Hard News by Russell Brown

69

On receipt of a not-so-nastygram

In this gig - that is, trying to earn at least part of my income blogging - I do sometimes sit at my desk about 5pm and wonder what I'll lead with tomorrow. As it was yesterday, until Andrea Haggit, Legal Counsel for Air New Zealand, came through for me.

At 4.48pm, she sent me the following message via the reply button on the blog:

Hi,

I am Legal Counsel for Air New Zealand. I would be grateful if you could provide me with a contact email address so that we can formally request the removal of Air NZ's copyrighted material from your website, namely the parody of the Air NZ commercial located at

http://publicaddress.net/system/topic,356,air_new_
zealand_suicide_commercial_parody.sm.

Kind regards,
Andrea Haggitt

To save you the bother of cutting and pasting, that's a posting in OurTube, here.

Anyway, fair enough, she's just doing her job, and the "Hi" salutation was a friendlier touch than "Dear Mr Brown" or "To whom it may concern". I replied promptly:

Hello Andrea,

This is my email address.

I would first like to state that I don't believe this to be copyright infringement. Your imagery is clearly being employed for satirical purposes and there is no suggestion of passing off.

Secondly, you don't appeared to have noticed that the allegedly infringing material isn't on our website. I have simply linked to a YouTube video.

Do feel free to communicate further with me on this.

Regards,

Russell Brown

It seems they haven't grasped the difference between me hosting content and me linking to content (or, rather, a reader linking to content via a part of the site that allows users to post links). Anyone with a legal insight on this kind of copyright dispute should feel free to chip in with an opinion.

I'd also appreciate a little help for a query from a Listener reader: "why are some websites .com and .co?" I know a bit about the domain name system, TLDs and ccTLDs, but it would be nice to offer a detailed answer (it'll appear in the Listener's Any Questions column).
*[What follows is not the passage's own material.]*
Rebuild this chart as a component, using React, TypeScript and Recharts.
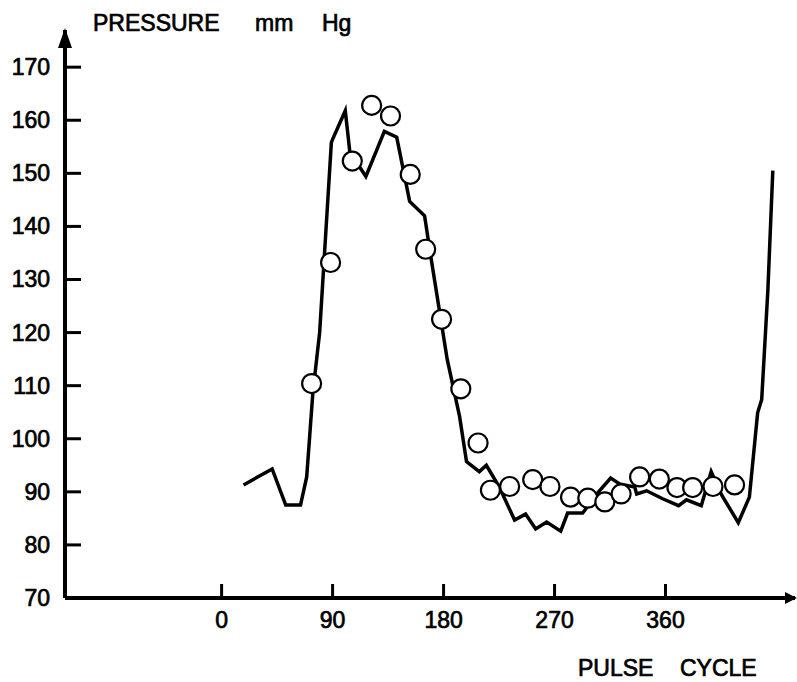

Specifically, what was the process around the creation of .nz? I recall that we followed the British convention (with a .co 2LD) while the Australians went for .com, and that we plumped for .govt rather than .gov, and .ac rather than .edu. But why and when?

Something I forgot to do yesterday was direct you to a bunch of podcast items from Saturday's Public Address Radio programme on Radio Live (we're back atcha 2pm this Saturday), including reports on the Wellington Flickr Group and a night with the Wellingtonista, as well as a further 180 Seconds With Craig Ranapia and a report from Keith Ng. If you want to subscribe to the podcast, the feed is here.

And, finally, the second half of this excellent video rant from Bill Maher, and this column by Paul Krugman go together. When you're choosing US administration officials on the basis of their professed godliness rather than their competence, you really are asking for trouble.